Homeschooling Is For Weirdos!

We are asked all the time what we do about the kid’s education. After all, kids should be in school, learning. Learning all kinds of great stuff like math, science, cursive, economics, fractions, and how to handle bullies. We agree … kids need to learn.

Becky and Robert checking out Chiang Mai University.

Becky and Robert checking out Chiang Mai University.

But then The Adventure came into our lives and pubic school was no longer an option. Eeeek! We are a public school family. A family with five kids who for over 20 years has navigated elementary, middle and high school highs and lows. We have done the science projects, the sports teams, the field trips, the report cards, the school lunches, the proms, the PTAs, and the principal’s offices. Heck, Becky has graduated from second grade six times!

What to do?

We do what we do best … we wing it!

Some families who do this long-term travel thing have a system, an approach, a clue what they are doing. Us, not so much. We wing it until we know better. I have run into several families on the road who are educating their kids and I’ve learned winging it may not be the best approach.

Technical terms for schooling efforts while traveling include “world schooling,” other say “unschooling.” Huh? I’d never even heard of such concepts. Homeschooling, now that’s something I’d heard of but knew little about. All I knew is that homeschooling is for weirdos, right?!?!

Maybe. My neighbors homeschool and they are super awesome! I have a friend at church that homeschools and they are cool. But us homeschoolers?  I just could not get my brain wrapped around such an idea. Looks like I needed to be schooled on schooling.
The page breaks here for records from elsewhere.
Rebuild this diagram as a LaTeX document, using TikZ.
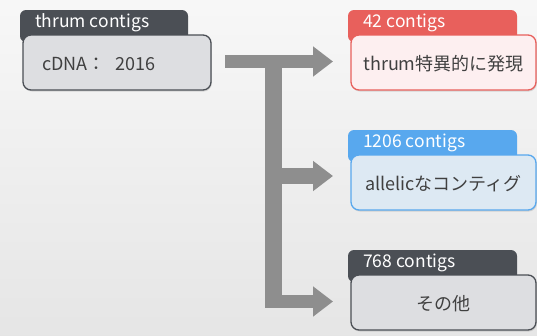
\documentclass[tikz,border=0pt]{standalone}
\usepackage{fontspec}
\setmainfont{Noto Sans CJK JP}
\usetikzlibrary{arrows.meta,shadows}
\definecolor{darktab}{HTML}{4B4F55}
\definecolor{greyfill}{HTML}{DDDEE1}
\definecolor{redtab}{HTML}{E8605C}
\definecolor{redfill}{HTML}{FDEFF0}
\definecolor{bluetab}{HTML}{58A8EE}
\definecolor{bluefill}{HTML}{DDE9F3}
\definecolor{flow}{HTML}{8E8E8E}
\tikzset{
  tab/.style={fill=#1, rounded corners=6pt},
  card/.style={rounded corners=8pt, line width=1.3pt,
    drop shadow={shadow xshift=0.8pt, shadow yshift=-1.5pt, opacity=0.25}},
  tabtext/.style={anchor=west, text=white, font=\fontsize{17.5}{18}\selectfont, inner sep=0pt},
  cardtext/.style={font=\fontsize{18}{19}\selectfont, text=black!75, inner sep=0pt},
  bar/.style={draw=flow, line width=#1},
  flowtip/.style={-{Triangle[length=20pt,width=29pt]}}
}
\begin{document}
\begin{tikzpicture}[x=1pt,y=-1pt]
  % page and soft background
  \useasboundingbox (0,0) rectangle (537,335);
  \shade[top color=white!97!black, bottom color=white!90!black] (0,0) rectangle (537,335);

  % source card
  \fill[tab=darktab] (20,10) rectangle (188,42);
  \node[tabtext] (srctab) at (35,22.5) {thrum contigs};
  \draw[card, draw=darktab, fill=greyfill] (23,35) rectangle (211,90);
  \node[cardtext, anchor=west] (src) at (42,64) {cDNA：\hspace{10pt}2016};

  % target card: thrum-specific
  \fill[tab=redtab] (348,10) rectangle (517,42);
  \node[tabtext] (atab) at (363,22.5) {42 contigs};
  \draw[card, draw=redtab, fill=redfill] (351,35) rectangle (536,90);
  \node[cardtext] (a) at (443.5,64) {thrum特異的に発現};

  % target card: allelic
  \fill[tab=bluetab] (348,130) rectangle (517,162);
  \node[tabtext] (btab) at (363,142.5) {1206 contigs};
  \draw[card, draw=bluetab, fill=bluefill] (351,155) rectangle (536,210);
  \node[cardtext] (b) at (443.5,184) {allelicなコンティグ};

  % target card: others
  \fill[tab=darktab] (348,250) rectangle (517,282);
  \node[tabtext] (ctab) at (363,262.5) {768 contigs};
  \draw[card, draw=darktab, fill=greyfill] (351,275) rectangle (536,330);
  \node[cardtext] (c) at (443.5,304) {その他};

  % branching flow arrows
  \coordinate (start) at (225,61.5);
  \coordinate (trunktop) at (273.5,55);
  \coordinate (trunkbot) at (273.5,308);
  \coordinate (midroot) at (282,176);
  \coordinate (botroot) at (282,301.5);
  \coordinate (atip) at (333,61.5);
  \coordinate (btip) at (333,176);
  \coordinate (ctip) at (333,301.5);
  \draw[bar=17pt] (trunktop) -- (trunkbot);
  \draw[bar=13pt, flowtip] (start) -- (atip);
  \draw[bar=16pt, flowtip] (midroot) -- (btip);
  \draw[bar=13pt, flowtip] (botroot) -- (ctip);
\end{tikzpicture}
\end{document}
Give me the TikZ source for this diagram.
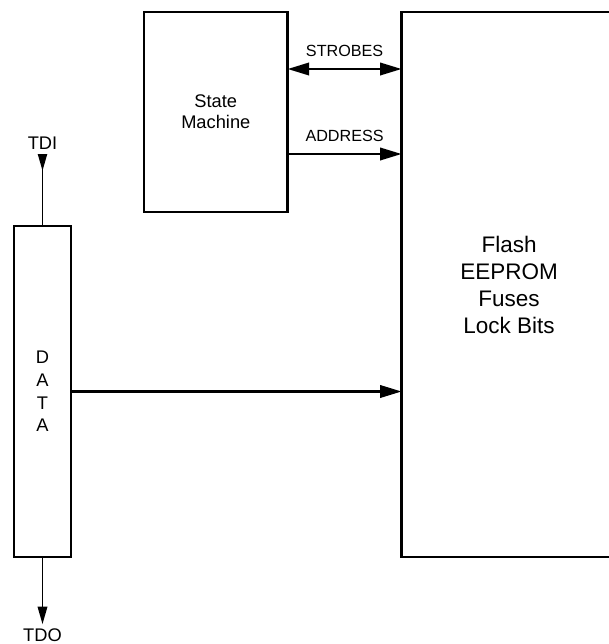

I dug around the Internet. I interviewed some folks. I called the school guidance counselor. I argued with my mom. And still I don’t fully know what all these schooling terms mean, nor which is best. I have learned that quality education can happen outside of the classroom, that moms and dad and kids are super passionate about how and why they do what they do, and that there is no “one-size-fits-all” education approach for every family. My vision of schooling has expanded.

What “approach” did we choose? The “Erickson Wing It” approach mixed with a healthy dash of world-un-homeschooling. We use BYU Independent Study courses for accredited,on-line middle and high school curriculum and random workbooks for elementary-aged Sweet T. We even joined a homeschool co-op while in Thailand and became card-carrying members of an international school’s library.

Are we now one of those weird homeschool families? You judge:

I’m toying with the idea of not putting the boys back in public school when we return to Georgia. (I can’t believe I just typed that!) Homeschooling has been a blast and has opened our eyes to a world we never knew.

That’s what travel does for us. It gets us out of our rut, exposes us to different views, challenge our norms and forces us to chose deliberately.

Schooling … Public, world, un, home? What do you chose?